Add whisper.cpp (server) support to llamafile#517
Conversation
|
OK the good news is that whisperfile works outstandingly well with the "large" model on cpu. However I'm going to disable GPU support by default because it isn't working reliably. Here's CUDA. Here's Apple Metal: I'm not sure what's wrong. It's possible the problem will solve itself the next time I synchronize with llama.cpp upstream. I also checked and it definitely wasn't my performance optimization in the last change. The tiny |
|
Thank you @jart!! I must've missed porting some of the CUDA/Metal from whisperfile repo, appreciate you taking such quick care of it. Love the performance improvements on CPU as well!
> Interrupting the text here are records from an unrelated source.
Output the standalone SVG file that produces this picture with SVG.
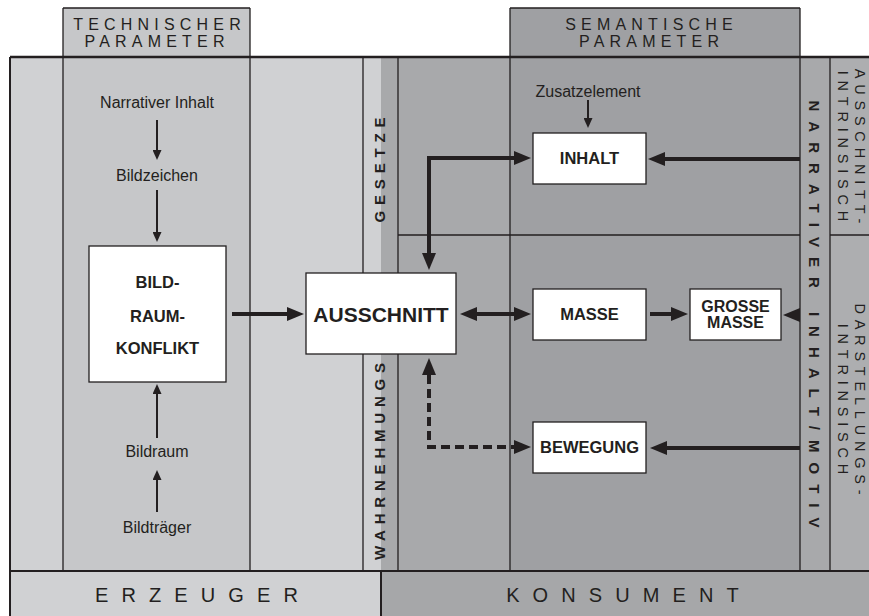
<svg xmlns="http://www.w3.org/2000/svg" width="869" height="616" viewBox="0 0 869 616">
  <defs>
    <style>
      .ink{stroke:#231f20;fill:none}
      .thin{stroke-width:1.3}
      .lbl{font-family:"Liberation Sans",Arial,sans-serif;font-size:16px;fill:#231f20;text-anchor:middle}
      .hdr{font-family:"Liberation Sans",Arial,sans-serif;font-size:16px;fill:#231f20;text-anchor:middle;letter-spacing:5.2px}
      .band{font-family:"Liberation Sans",Arial,sans-serif;font-size:20px;fill:#231f20;text-anchor:middle;letter-spacing:13.1px}
      .vb{font-family:"Liberation Sans",Arial,sans-serif;font-size:15px;font-weight:bold;fill:#231f20;text-anchor:middle}
      .vr{font-family:"Liberation Sans",Arial,sans-serif;font-size:14.5px;fill:#231f20;text-anchor:middle;letter-spacing:5.8px}
      .node rect{fill:#ffffff;stroke:#231f20;stroke-width:1.3}
      .node text{font-family:"Liberation Sans",Arial,sans-serif;font-weight:bold;font-size:16.5px;fill:#231f20;text-anchor:middle}
      .arr{stroke:#231f20;stroke-width:4;fill:none}
      .arrS{stroke:#231f20;stroke-width:2;fill:none}
    </style>
    <marker id="head" viewBox="0 0 17 14" markerWidth="17" markerHeight="14" refX="0" refY="7" orient="auto-start-reverse" markerUnits="userSpaceOnUse">
      <path d="M0,0 L17,7 L0,14 z" fill="#231f20"/>
    </marker>
    <marker id="headS" viewBox="0 0 10 9" markerWidth="10" markerHeight="9" refX="0" refY="4.5" orient="auto-start-reverse" markerUnits="userSpaceOnUse">
      <path d="M0,0 L10,4.5 L0,9 z" fill="#231f20"/>
    </marker>
  </defs>

  <rect x="0" y="0" width="869" height="616" fill="#ffffff"/>

  <!-- column backgrounds -->
  <g id="columns">
    <rect x="10" y="57" width="53" height="514" fill="#d0d1d3"/>
    <rect x="63" y="8" width="187" height="563" fill="#c6c7c9"/>
    <rect x="250" y="57" width="131" height="514" fill="#d0d1d3"/>
    <rect x="381" y="57" width="129" height="514" fill="#a8a9ab"/>
    <rect x="510" y="8" width="290" height="563" fill="#9fa0a3"/>
    <rect x="800" y="57" width="30" height="514" fill="#a8a9ab"/>
    <rect x="830" y="57" width="39" height="514" fill="#adaeb0"/>
    <rect x="10" y="571" width="371" height="45" fill="#d0d1d3"/>
    <rect x="381" y="571" width="488" height="45" fill="#a6a7a9"/>
  </g>

  <!-- frame and column rules -->
  <g id="rules">
    <path class="ink thin" d="M63,8 H250 M510,8 H800"/>
    <path class="ink thin" d="M63,8 V571 M250,8 V571 M363,57 V571 M398,57 V571 M510,8 V571 M800,8 V571 M830,57 V571"/>
    <path class="ink thin" d="M398,235 H800 M830,235 H869"/>
    <path class="ink" stroke-width="2.5" d="M10,57 H869"/>
    <path class="ink" stroke-width="2" d="M10,57 V616 M10,571 H869 M381,571 V616"/>
  </g>

  <!-- headers and band labels -->
  <g id="headers">
    <text class="hdr" x="159.6" y="29.5">TECHNISCHER</text>
    <text class="hdr" x="157.1" y="46.5">PARAMETER</text>
    <text class="hdr" x="651.6" y="29.5">SEMANTISCHE</text>
    <text class="hdr" x="651.6" y="46.5">PARAMETER</text>
    <text class="band" x="203" y="602">ERZEUGER</text>
    <text class="band" x="629" y="602">KONSUMENT</text>
  </g>

  <!-- vertical labels -->
  <g id="vertical-labels">
    <text class="vb" transform="translate(384.5,170) rotate(-90)" letter-spacing="5.8" x="2.9" y="0">GESETZE</text>
    <text class="vb" transform="translate(384.5,461.5) rotate(-90)" letter-spacing="5.8" x="2.9" y="0">WAHRNEHMUNGS</text>
    <text class="vb" transform="translate(808.6,314) rotate(90)" letter-spacing="10" x="5" y="0">NARRATIVER INHALT/MOTIV</text>
    <text class="vr" transform="translate(855,146) rotate(90)" x="2.9" y="0">AUSSCHNITT-</text>
    <text class="vr" transform="translate(838,146) rotate(90)" x="2.9" y="0">INTRINSISCH</text>
    <text class="vr" transform="translate(855,399) rotate(90)" x="2.9" y="0">DARSTELLUNGS-</text>
    <text class="vr" transform="translate(838,399) rotate(90)" x="2.9" y="0">INTRINSISCH</text>
  </g>

  <!-- plain labels -->
  <g id="labels">
    <text class="lbl" x="157" y="108">Narrativer Inhalt</text>
    <text class="lbl" x="157" y="181">Bildzeichen</text>
    <text class="lbl" x="157" y="457">Bildraum</text>
    <text class="lbl" x="157" y="533">Bildträger</text>
    <text class="lbl" x="588" y="97">Zusatzelement</text>
  </g>

  <!-- connectors -->
  <g id="connectors">
    <path class="arrS" d="M157,120 V150" marker-end="url(#headS)"/>
    <path class="arrS" d="M157,190 V232" marker-end="url(#headS)"/>
    <path class="arrS" d="M157,438 V394" marker-end="url(#headS)"/>
    <path class="arrS" d="M157,512 V480" marker-end="url(#headS)"/>
    <path class="arrS" d="M588,100 V118" marker-end="url(#headS)"/>
    <path class="arr" d="M232,314 H287" marker-end="url(#head)"/>
    <path class="arr" d="M477,314 H514" marker-start="url(#head)" marker-end="url(#head)"/>
    <path class="arr" d="M650,314 H671" marker-end="url(#head)"/>
    <polygon points="800,308 783,315 800,322" fill="#231f20"/>
    <path class="arr" d="M800,159 H665" marker-end="url(#head)"/>
    <path class="arr" d="M800,448 H667" marker-end="url(#head)"/>
    <path class="arr" d="M429,253 V158 H514" marker-start="url(#head)" marker-end="url(#head)"/>
    <path class="arr" d="M429,375 V447 H514" stroke-dasharray="9,5" marker-start="url(#head)" marker-end="url(#head)"/>
  </g>

  <!-- nodes -->
  <g id="bildraumkonflikt" class="node">
    <rect x="89" y="246" width="137" height="136"/>
    <text x="157.5" y="288">BILD-</text>
    <text x="157.5" y="322">RAUM-</text>
    <text x="157.5" y="354">KONFLIKT</text>
  </g>
  <g id="ausschnitt" class="node">
    <rect x="306" y="273" width="150" height="81"/>
    <text x="381" y="322" style="font-size:21px">AUSSCHNITT</text>
  </g>
  <g id="inhalt" class="node">
    <rect x="533" y="133" width="113" height="51"/>
    <text x="589.5" y="164">INHALT</text>
  </g>
  <g id="masse" class="node">
    <rect x="533" y="289" width="113" height="51"/>
    <text x="589.5" y="320">MASSE</text>
  </g>
  <g id="grosse-masse" class="node">
    <rect x="690" y="289" width="91" height="51"/>
    <text x="735.5" y="311.5" style="font-size:16px">GROSSE</text>
    <text x="735.5" y="328" style="font-size:16px">MASSE</text>
  </g>
  <g id="bewegung" class="node">
    <rect x="533" y="422" width="113" height="51"/>
    <text x="589.5" y="453">BEWEGUNG</text>
  </g>
</svg>
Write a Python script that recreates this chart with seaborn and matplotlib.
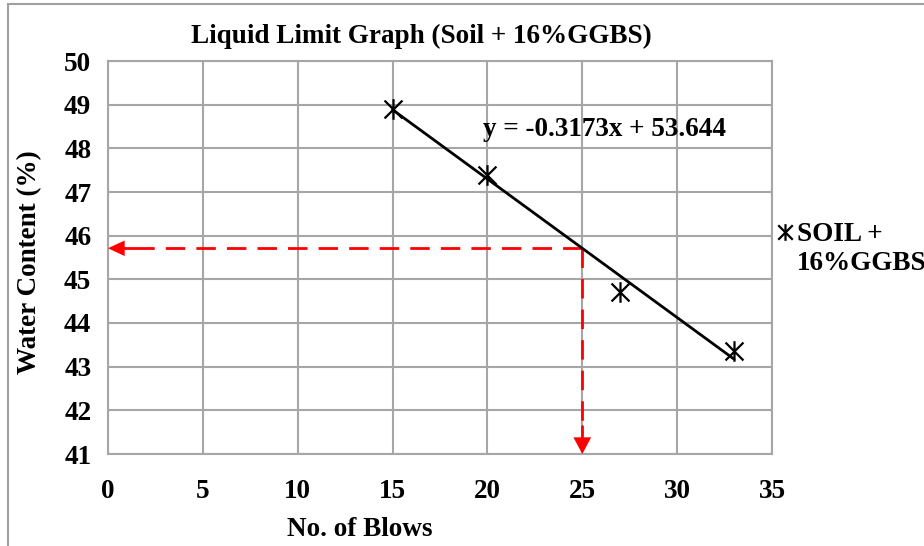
import numpy as np
import pandas as pd
import seaborn as sns
import matplotlib
matplotlib.use("Agg")
import matplotlib.pyplot as plt
from matplotlib.path import Path
from matplotlib.patches import Rectangle

# ---- data ----
blows = [15, 20, 27, 33]
water_content = [48.9, 47.4, 44.7, 43.35]
slope = -0.3173
intercept = 53.644
target_blows = 25
x_ticks = [0, 5, 10, 15, 20, 25, 30, 35]
y_ticks = [41, 42, 43, 44, 45, 46, 47, 48, 49, 50]
series_name = "SOIL +\n16%GGBS"
title = "Liquid Limit Graph (Soil + 16%GGBS)"
equation = "y = -0.3173x + 53.644"

sns.set_theme(style="white")
plt.rcParams['font.family'] = ['Liberation Serif', 'DejaVu Serif']
plt.rcParams['font.weight'] = 'bold'
plt.rcParams['text.color'] = 'black'
plt.rcParams['xtick.color'] = 'black'
plt.rcParams['ytick.color'] = 'black'

FS = 19.5

fig = plt.figure(figsize=(9.24, 5.46), dpi=100)
ax = fig.add_axes([108/924, 1-454/546, (772-108)/924, (454-61)/546])

# outer chart border
fig.patches.append(Rectangle((8/924, -0.1), 1.2, 1 - 4/546 + 0.1, transform=fig.transFigure,
                             fill=False, edgecolor='#A0A0A0', lw=1.5, zorder=0))

df = pd.DataFrame({"blows": blows, "wc": water_content})

# trendline over data range
tx = np.array([min(blows), max(blows)])
trend = pd.DataFrame({"x": tx, "y": slope * tx + intercept})
sns.lineplot(data=trend, x="x", y="y", color='black', lw=2, ax=ax, zorder=4)

star = Path([(-1, -1), (1, 1), (-1, 1), (1, -1), (0, -1.15), (0, 1.15)],
            [Path.MOVETO, Path.LINETO, Path.MOVETO, Path.LINETO, Path.MOVETO, Path.LINETO])
sns.scatterplot(data=df, x="blows", y="wc", marker=star, s=220, color='black',
                edgecolor='black', linewidth=1.6, ax=ax, zorder=5)

# red dashed guide lines
ll = slope * target_blows + intercept
ax.plot([target_blows, 0.9], [ll, ll], color='red', lw=2, ls=(0, (7, 4)), zorder=3, clip_on=False)
ax.plot([0.2, 1.4], [ll, ll], color='red', lw=2, zorder=3)
ax.plot([target_blows, target_blows], [ll, 41.5], color='red', lw=2, ls=(0, (7, 4)), zorder=3, clip_on=False)
ax.plot([target_blows, target_blows], [41.15, 41.65], color='red', lw=2, zorder=3)
ax.annotate("", xy=(0, ll), xytext=(0.9, ll),
            arrowprops=dict(arrowstyle='-|>,head_length=0.6,head_width=0.28', color='red', lw=0,
                            mutation_scale=20, shrinkA=0, shrinkB=0), zorder=3)
ax.annotate("", xy=(target_blows, 41), xytext=(target_blows, 41.45),
            arrowprops=dict(arrowstyle='-|>,head_length=0.6,head_width=0.32', color='red', lw=0,
                            mutation_scale=20, shrinkA=0, shrinkB=0), zorder=3,
            annotation_clip=False)

ax.set_xlim(0, 35)
ax.set_ylim(41, 50)
ax.set_xticks(x_ticks)
ax.set_yticks(y_ticks)
ax.set_xticklabels([str(v) for v in x_ticks], fontsize=FS, fontweight='bold')
ax.set_yticklabels([str(v) for v in y_ticks], fontsize=FS, fontweight='bold')
ax.tick_params(axis='x', length=0, pad=18)
ax.tick_params(axis='y', length=0, pad=12)
ax.grid(True, color='#A6A6A6', lw=1.5)
ax.set_axisbelow(True)
for sp in ax.spines.values():
    sp.set_color('#A6A6A6')
    sp.set_linewidth(1.5)
ax.set_xlabel("")
ax.set_ylabel("")

fig.text(360/924, 1-530/546, "No. of Blows", ha='center', va='center', fontsize=FS, fontweight='bold')
fig.text(30/924, 1-262/546, "Water Content (%)", ha='center', va='center', rotation=90,
         fontsize=FS, fontweight='bold')
fig.text(421/924, 1-36/546, title, ha='center', va='center', fontsize=FS, fontweight='bold')
fig.text(483/924, 1-129/546, equation, ha='left', va='center', fontsize=FS, fontweight='bold')

# legend
fig.lines.append(plt.Line2D([785/924], [1-232/546], marker=star, markersize=12, color='black',
                            mew=1.6, ls='none', transform=fig.transFigure))
fig.text(797/924, 1-249/546, series_name, ha='left', va='center', fontsize=FS, fontweight='bold',
         linespacing=1.2)

fig.savefig("out.png", dpi=100)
It's possible could be something with the encoding, I've ran into some issues with the bin's before.. Also when I synced the whisper.cpp code I did not sanity check it (and I don't know if they are), so it may be an underlying issue? If you don't get to it first I'll take a closer look towards the end of the week/over the weekend |



This PR adds whisper.cpp support to llamafile. This addresses #17 in part. Only the server binary has been ported in this PR.
Most of the work to support this was initially done on my fork of llamafile: whisperfile. This PR ports the code over, and structures it similarly to stable-diffusion.cpp support
The whisper.cpp code was taken from commit: 6739eb8